A diretora da Sogesp afirmou ainda que é importante que exista uma equipe multidisciplinar nas unidades básicas de Saúde para o atendimento das gestantes. “Então não é só o médico especialista em obstetrícia que está envolvido nisso. Tem enfermeiras obstetrizes, tem a psicóloga, que também ajudam nesse atendimento. O município deve fornecer condições de atendimento para essa gestante, uma equipe multidisciplinar para dar o atendimento e garantia para esse pré-natal.”
Além disso, Maria Rita afirmou que é responsabilidade do município criar protocolos de atendimento para que eles sejam uniformizados em todas as unidades básicas de Saúde. Dessa forma, os médicos podem realizar a avaliação inicial das gestantes nos mesmos moldes e pedir os mesmos exames básicos para todas elas.

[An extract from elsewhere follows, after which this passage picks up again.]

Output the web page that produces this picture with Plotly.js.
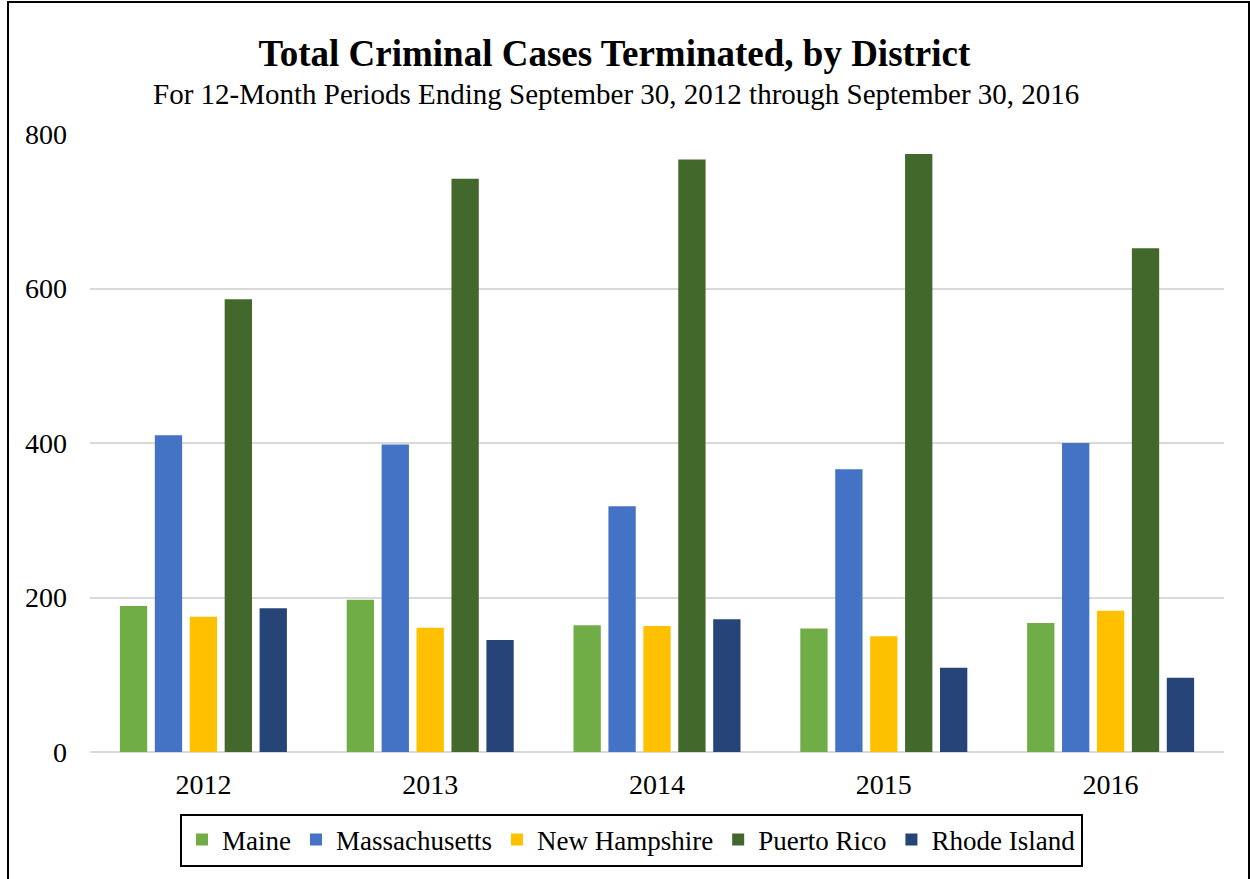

Para que a gestante chegue à unidade de atendimento para o pré-natal, é preciso que ela tenha informações sobre a importância do acompanhamento pré-natal. “Falta programas de educação para as mulheres procurarem o pré-natal de forma efetiva. O problema não é só a disponibilidade do município, é conscientizar a mulher que ela tem que procurar o pré-natal o mais rápido possível quando ela perceber ou souber ou confirmar sua gravidez.”
Parto pelo SUS
A fisioterapeuta Munique de Lima Pereira, que mora no Sul do país, foi demitida, perdeu seu plano de saúde e logo depois descobriu que estava grávida. Ela fez alguns exames no sistema particular quando foi procurar o posto de saúde para consulta e exames. Ela teve algumas dificuldades, mas no fim conseguiu ter o acompanhamento e o parto humanizado.
“Já estava na fase da segunda bateria de exames laboratoriais, agendei direto na unidade de saúde da minha referência e fiz meu cartão SUS. Participei de um acolhimento de gestantes que acontece toda semana, mas achei bem fraco porque a profissional, uma auxiliar de dentista, não entendia nada de gestantes. Depois houve atendimento pela enfermeira e pela médica obstetra que foi excelente, melhor que a médica que eu tinha pelo plano. Ela me indicou um hospital de referência, mas eu busquei avaliação com 40 semanas em outro hospital, o Conceição, pois achei que perdia líquido, mas era alarme falso, no outro dia entrei em trabalho de parto e fiquei em casa com doula até ir para o Conceição”, relatou.
Ela disse que buscou o Hospital Conceição porque tem o programa direcionado para o parto humanizado. “Tanto na avaliação anterior como no trabalho de parto fui bem atendida, pedi preferência por enfermeira obstétrica. Sofri alguma violência obstétrica leve, digamos assim, mas foi respeitado meu plano de parto e minhas escolhas”. Munique e o marido continuam utilizando somente o sistema público de saúde, já as consultas com o pediatra do filho são feitas no particular. As informações são da Agência Brasil.